The Discourse of Flanerie in Antonio Muñoz Molinas Texts

By (author) Richard Sperber

Hardback - £84.00

Publication date:

10 September 2015

Length of book:

286 pages

Publisher

Bucknell University Press

ISBN-13: 9781611486995

Edgar Allan Poe, Charles Baudelaire, and Walter Benjamin have shown that flanerie is anything but an aimless stroll. Walking through London, Paris, and Berlin entailed engagements with the latest modernity. Thought-provoking, exhilarating, and at times terrifying: flanerie adjusted to and documented the mobility of modernity, its aesthetic possibilities and social risks. Antonio Muñoz Molina is one of several contemporary authors who have closely coupled the development of their literary characters to urban perambulations.

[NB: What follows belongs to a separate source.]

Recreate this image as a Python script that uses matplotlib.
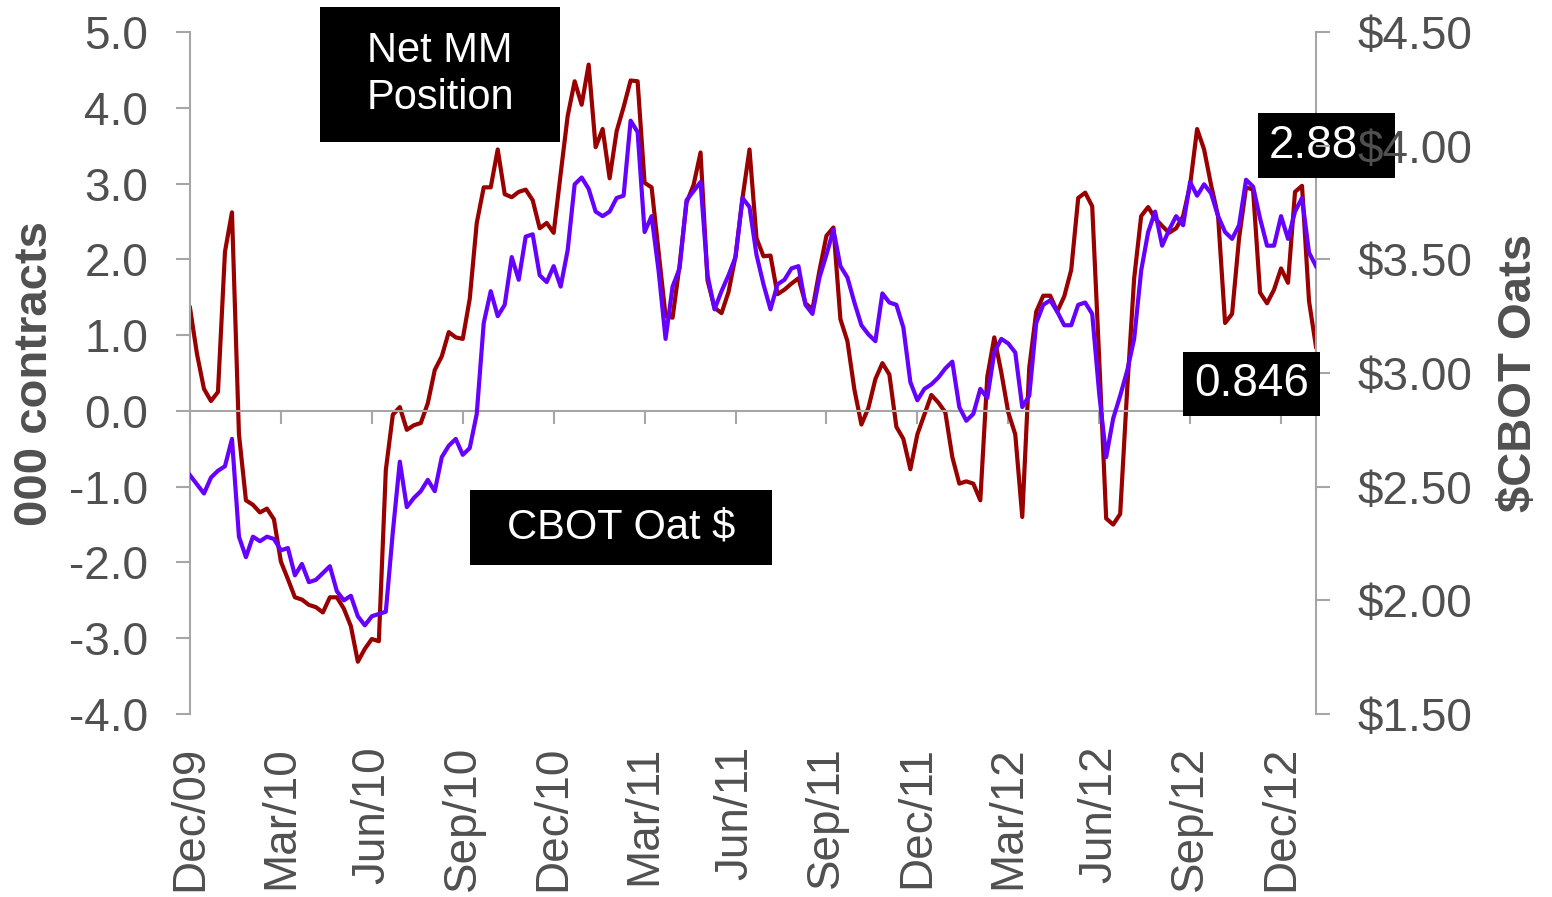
import matplotlib
matplotlib.use("Agg")
import matplotlib.pyplot as plt
from matplotlib.patches import Rectangle
from matplotlib.ticker import FuncFormatter

plt.rcParams['font.family'] = ['Liberation Sans', 'DejaVu Sans']

# weekly series, Dec/09 .. Jan/13 (index = week number)
net_mm = [1.36, 0.75, 0.29, 0.13, 0.25, 2.1, 2.62, -0.31, -1.18, -1.24,
          -1.34, -1.29, -1.43, -1.99, -2.22, -2.46, -2.49, -2.56, -2.59, -2.66,
          -2.46, -2.46, -2.61, -2.84, -3.31, -3.14, -3.01, -3.04, -0.78, -0.05,
          0.05, -0.25, -0.19, -0.16, 0.1, 0.54, 0.72, 1.04, 0.97, 0.95,
          1.48, 2.48, 2.95, 2.95, 3.45, 2.86, 2.82, 2.89, 2.92, 2.78,
          2.41, 2.48, 2.35, 3.13, 3.89, 4.35,
          4.04, 4.57, 3.48, 3.72, 3.07, 3.69, 4.01, 4.36, 4.35, 3.01,
          2.95, 2.1, 1.25, 1.23, 1.92, 2.75, 2.98, 3.41, 1.72, 1.36,
          1.29, 1.57, 2.04, 2.81, 3.45, 2.28, 2.04, 2.05, 1.54, 1.6,
          1.68, 1.75, 1.42, 1.34, 1.85, 2.31, 2.42, 1.21, 0.92, 0.28,
          -0.18, 0.04, 0.42, 0.63, 0.48, -0.21, -0.37, -0.77, -0.31, -0.05,
          0.21, 0.11, -0.02, -0.61, -0.96,
          -0.93, -0.96, -1.18, 0.45, 0.97, 0.51, -0.02, -0.31, -1.4, 0.57,
          1.31, 1.52, 1.52, 1.31, 1.51, 1.86, 2.81, 2.88, 2.7, 0.69,
          -1.42, -1.5, -1.36, 0.28, 1.75, 2.57, 2.69, 2.54, 2.44, 2.35,
          2.41, 2.57, 2.98, 3.72, 3.45, 2.98, 2.57, 1.16, 1.28, 2.28,
          2.95, 2.92, 1.56, 1.42, 1.6, 1.88, 1.69, 2.89, 2.97, 1.45, 0.846]

oat_price = [2.55, 2.51, 2.47, 2.54, 2.57, 2.59, 2.71, 2.28, 2.19, 2.28,
             2.26, 2.28, 2.27, 2.22, 2.23, 2.11, 2.16, 2.08, 2.09, 2.12,
             2.15, 2.04, 2.0, 2.02, 1.93, 1.89, 1.93, 1.94, 1.95, 2.3,
             2.61, 2.41, 2.45, 2.48, 2.53, 2.48, 2.63, 2.68, 2.71, 2.64,
             2.67, 2.82, 3.22, 3.36, 3.25, 3.3, 3.51, 3.41, 3.6, 3.61,
             3.43, 3.4, 3.47, 3.38,
             3.54, 3.83, 3.86, 3.81, 3.71, 3.69, 3.71, 3.77, 3.78, 4.11,
             4.06, 3.62, 3.69, 3.45, 3.15, 3.38, 3.46, 3.76, 3.8, 3.84,
             3.43, 3.28, 3.36, 3.43, 3.51, 3.77, 3.73, 3.52, 3.39, 3.28,
             3.39, 3.41, 3.46, 3.47, 3.3, 3.26, 3.42, 3.52, 3.63, 3.47,
             3.42, 3.31, 3.21, 3.17, 3.14, 3.35, 3.31, 3.3, 3.2, 2.96,
             2.88, 2.93, 2.95, 2.98, 3.02, 3.05, 2.85,
             2.79, 2.82, 2.93, 2.89, 3.09, 3.15, 3.13, 3.09, 2.85, 2.9,
             3.22, 3.3, 3.32, 3.27, 3.21, 3.21, 3.3, 3.31, 3.26, 2.91,
             2.63, 2.8, 2.9, 3.01, 3.15, 3.45, 3.62, 3.71, 3.56, 3.63,
             3.69, 3.65, 3.84, 3.78, 3.83, 3.79, 3.69, 3.62, 3.59, 3.65,
             3.85, 3.82, 3.68, 3.56, 3.56, 3.69, 3.59, 3.71, 3.77, 3.53, 3.47]

tick_weeks = list(range(0, 157, 13))
tick_labels = ['Dec/09', 'Mar/10', 'Jun/10', 'Sep/10', 'Dec/10', 'Mar/11', 'Jun/11',
               'Sep/11', 'Dec/11', 'Mar/12', 'Jun/12', 'Sep/12', 'Dec/12']

W, H = 1552, 897
TXT = '#505050'
GRID = '#a6a6a6'

fig = plt.figure(figsize=(W / 100, H / 100), dpi=100)
ax = fig.add_axes([190 / W, 1 - 714 / H, (1316 - 190) / W, (714 - 32) / H])
ax2 = ax.twinx()

weeks = list(range(len(net_mm)))
ax.plot(weeks, net_mm, color='#990000', lw=3.0, solid_joinstyle='round')
ax2.plot(range(len(oat_price)), oat_price, color='#6600ff', lw=3.0, solid_joinstyle='round')

ax.set_xlim(0, 161)
ax.set_ylim(-4, 5)
ax.set_yticks(range(-4, 6))
ax.yaxis.set_major_formatter(FuncFormatter(lambda v, p: f'{v:.1f}'))
ax2.set_ylim(1.5, 4.5)
ax2.set_yticks([1.5, 2.0, 2.5, 3.0, 3.5, 4.0, 4.5])
ax2.yaxis.set_major_formatter(FuncFormatter(lambda v, p: f'${v:.2f}'))

ax.spines['top'].set_visible(False)
ax.spines['right'].set_visible(False)
for s in ['top', 'bottom', 'left']:
    ax2.spines[s].set_visible(False)
ax.spines['left'].set_color(GRID)
ax.spines['left'].set_linewidth(1.5)
ax.spines['bottom'].set_position(('data', 0))
ax.spines['bottom'].set_color(GRID)
ax.spines['bottom'].set_linewidth(1.5)
ax2.spines['right'].set_color(GRID)
ax2.spines['right'].set_linewidth(1.5)
ax2.spines['right'].set_zorder(0.5)

ax.tick_params(axis='y', direction='out', length=10, width=1.5, color=GRID,
               labelsize=33, labelcolor=TXT, pad=20)
ax2.tick_params(axis='y', direction='out', length=10, width=1.5, color=GRID,
                labelsize=33, labelcolor=TXT, pad=20)
ax.set_xticks(tick_weeks)
ax.tick_params(axis='x', direction='out', length=9, width=1.5, color=GRID,
               labelbottom=False)

sec = ax.secondary_xaxis(0)
sec.set_xticks(tick_weeks, labels=tick_labels)
sec.tick_params(axis='x', length=0, pad=23, labelsize=33, labelcolor=TXT, rotation=90)
sec.spines['bottom'].set_visible(False)

ax.set_ylabel('000 contracts', fontsize=34, fontweight='bold', color=TXT)
ax.yaxis.set_label_coords(-0.118, 0.5)
ax2.set_ylabel('$CBOT Oats', fontsize=34, fontweight='bold', color=TXT)
ax2.yaxis.set_label_coords(1.161, 0.5)


def label_box(x0, y0, x1, y1, text, size, z, tx=None):
    ax2.add_patch(Rectangle((x0 / W, 1 - y1 / H), (x1 - x0) / W, (y1 - y0) / H,
                            transform=fig.transFigure, facecolor='black',
                            edgecolor='none', clip_on=False, zorder=z))
    cx = (x0 + x1) / 2 if tx is None else tx
    ax2.text(cx / W, 1 - (y0 + y1) / 2 / H, text, transform=fig.transFigure,
             ha='center', va='center', color='white', fontsize=size,
             clip_on=False, zorder=z + 0.1, linespacing=1.2)


label_box(320, 7, 560, 142, 'Net MM\nPosition', 30, 3)
label_box(470, 490, 772, 565, 'CBOT Oat $', 30, 3)
label_box(1258, 113, 1395, 178, '2.88', 33, 1.0, tx=1313)
label_box(1183, 352, 1320, 416, '0.846', 33, 3)

fig.savefig('out.png', dpi=100, facecolor='white')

Their biographic growth, cultural and social adaptations, as well as epistemological insights are so dependent on flanerie that his late twentieth and early twenty-first-century texts warrant the designation flaneur literature. Muñoz Molina has also contributed to the current decentralization of flaneur literature from Paris to smaller cities, including Spanish cities like Granada, Córdoba, and San Sebastián. Reflecting on Poe, Baudelaire, and Benjamin in these cities, his characters update and revise the canon of flaneur literature, stretching its discursive boundaries. This study examines not only the mobility of his characters but also draws attention to intercultural aspects of his flaneur literature which lie both in a uniquely Spanish perspective on flanerie as well as in engagements with cultural otherness. Walking through a Moroccan city or through Chinatown in New York, Muñoz Molina’s characters broaden the Eurocentric horizon of canonical flaneur literature and the modernist one of his Spanish flaneur precursor, Federico García Lorca, whose portrait of New York is revisited in Muñoz Molina’s longest flaneur text. National and literary boundaries blur as intercultural urban spaces transform his characters into transnational subjects. This study traces the author’s struggle with this globalization: a residual rural nostalgia straddles uneasily with forays into filmic flanerie, a form of spectatorship that renders the flaneur newly mobile in the mass-mediatized environments of postmodernity. If Muñoz Molina is generally regarded as an incisive chronicler of Spain’s transition from Francoism to democracy and an attentive memorialist of the Spanish Civil War, this study bases its portrait of a much more globally engaged Muñoz Molina in his characters’ movements from Spain into the urban centers of Euro-American postmodernity and its northern African periphery.